FRANKFURT, Germany -- Volkswagen said Wednesday that former CEO Martin Winterkorn has agreed to pay 11.2 million euros ($13.6 million) in compensation for what the company called his failure to quickly get to the bottom of the scandal over diesel engines rigged to cheat on emissions tests.
The German automaker also said it would be receiving 270 million euros ($329 million) from liability insurance against loss from the actions of directors and officers.
The company said in a statement that Winterkorn “breached his duties of care” as CEO, based on an extensive investigation by a law firm commissioned by the company.
The investigation found that from July 27, 2015, Winterkorn failed “to comprehensively and promptly clarify the circumstance behind the use of unlawful software functions” in 2.0-liter diesel engines sold in the U.S. from 2009 to 2015.

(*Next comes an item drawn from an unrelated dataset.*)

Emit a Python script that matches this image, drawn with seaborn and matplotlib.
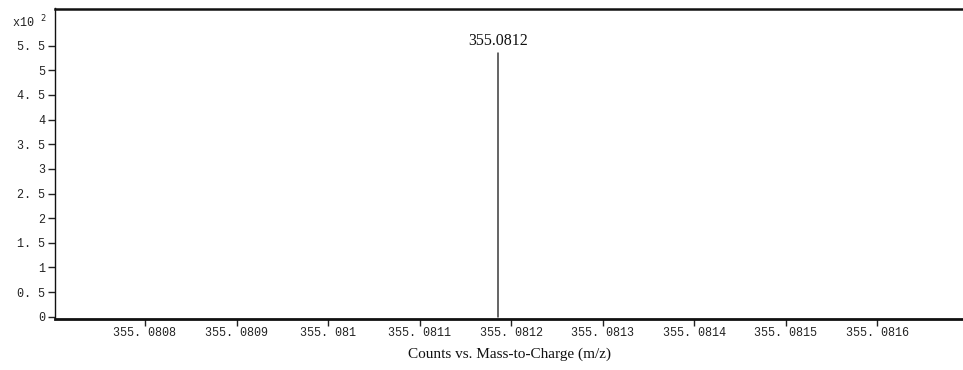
import matplotlib
matplotlib.use("Agg")
import matplotlib.pyplot as plt
import seaborn as sns
import pandas as pd
import numpy as np

# Centroided peak list (m/z, counts x10^2)
peak_mz = [355.081186]
peak_counts = [5.35]
peak_labels = ["355.0812"]

x_ticks = [355.0808, 355.0809, 355.0810, 355.0811, 355.0812,
           355.0813, 355.0814, 355.0815, 355.0816]
x_tick_labels = ["355. 0808", "355. 0809", "355. 081", "355. 0811", "355. 0812",
                 "355. 0813", "355. 0814", "355. 0815", "355. 0816"]
y_ticks = [0, 0.5, 1, 1.5, 2, 2.5, 3, 3.5, 4, 4.5, 5, 5.5]
y_tick_labels = ["0", "0. 5", "1", "1. 5", "2", "2. 5", "3", "3. 5",
                 "4", "4. 5", "5", "5. 5"]

sns.set_theme(style="white")
plt.rcParams["font.family"] = ["Liberation Mono", "DejaVu Sans"]

# Each stick as a two-point segment from the baseline up to its intensity
rows = []
for i, (mz, c) in enumerate(zip(peak_mz, peak_counts)):
    rows.append({"mz": mz, "counts": 0.0, "peak": i})
    rows.append({"mz": mz, "counts": c, "peak": i})
sticks = pd.DataFrame(rows)

fig = plt.figure(figsize=(9.63, 3.70), dpi=100)
ax = fig.add_axes([55 / 963, (370 - 319) / 370, (963 - 55) / 963, (319 - 8.5) / 370])

sns.lineplot(data=sticks, x="mz", y="counts", units="peak", estimator=None,
             color="#3a3a3a", linewidth=1.1, ax=ax, legend=False)

for mz, c, lab in zip(peak_mz, peak_counts, peak_labels):
    ax.annotate(lab, xy=(mz, c), xytext=(0, 3), textcoords="offset points",
                ha="center", va="bottom", fontsize=11.5,
                family=["Liberation Serif", "DejaVu Serif"], color="#111111")

ax.set_xlim(355.0807017, 355.0816935)
ax.set_ylim(-0.047, 6.255)

ax.set_xticks(x_ticks)
ax.set_xticklabels(x_tick_labels)
ax.set_yticks(y_ticks)
ax.set_yticklabels(y_tick_labels)
ax.tick_params(axis="both", which="major", direction="out", length=5, width=1,
               color="#222222", labelsize=8.5, labelcolor="#222222", pad=2,
               bottom=True, left=True)
ax.tick_params(axis="x", pad=1)

ax.spines["right"].set_visible(False)
ax.spines["left"].set_linewidth(1.0)
ax.spines["left"].set_color("#111111")
ax.spines["top"].set_linewidth(1.8)
ax.spines["top"].set_color("#111111")
ax.spines["bottom"].set_linewidth(2.0)
ax.spines["bottom"].set_color("#111111")

ax.set_xlabel("Counts vs. Mass-to-Charge (m/z)", fontsize=11,
              family=["Liberation Serif", "DejaVu Serif"], color="#111111", labelpad=6)
ax.set_ylabel("")

fig.text(12 / 963, 1 - 22 / 370, "x10 $^{2}$", fontsize=8.5, color="#222222",
         ha="left", va="center", family=["Liberation Mono", "DejaVu Sans"])

fig.savefig("out.png", dpi=100)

The company said Winterkorn also failed to ensure that the company answered questions from U.S. regulators “truthfully, completely and without delay.”
Settlements were also reached with other former VW executives. Under the agreements, Rupert Stadler, former head of the Audi luxury car division, would pay 4.1 million euros, former Audi executive Stefan Knirsch 1 million euros and former Porsche executive Wolfgang Hatz 1.5 million euros. Porsche is a part of the Volkswagen Group.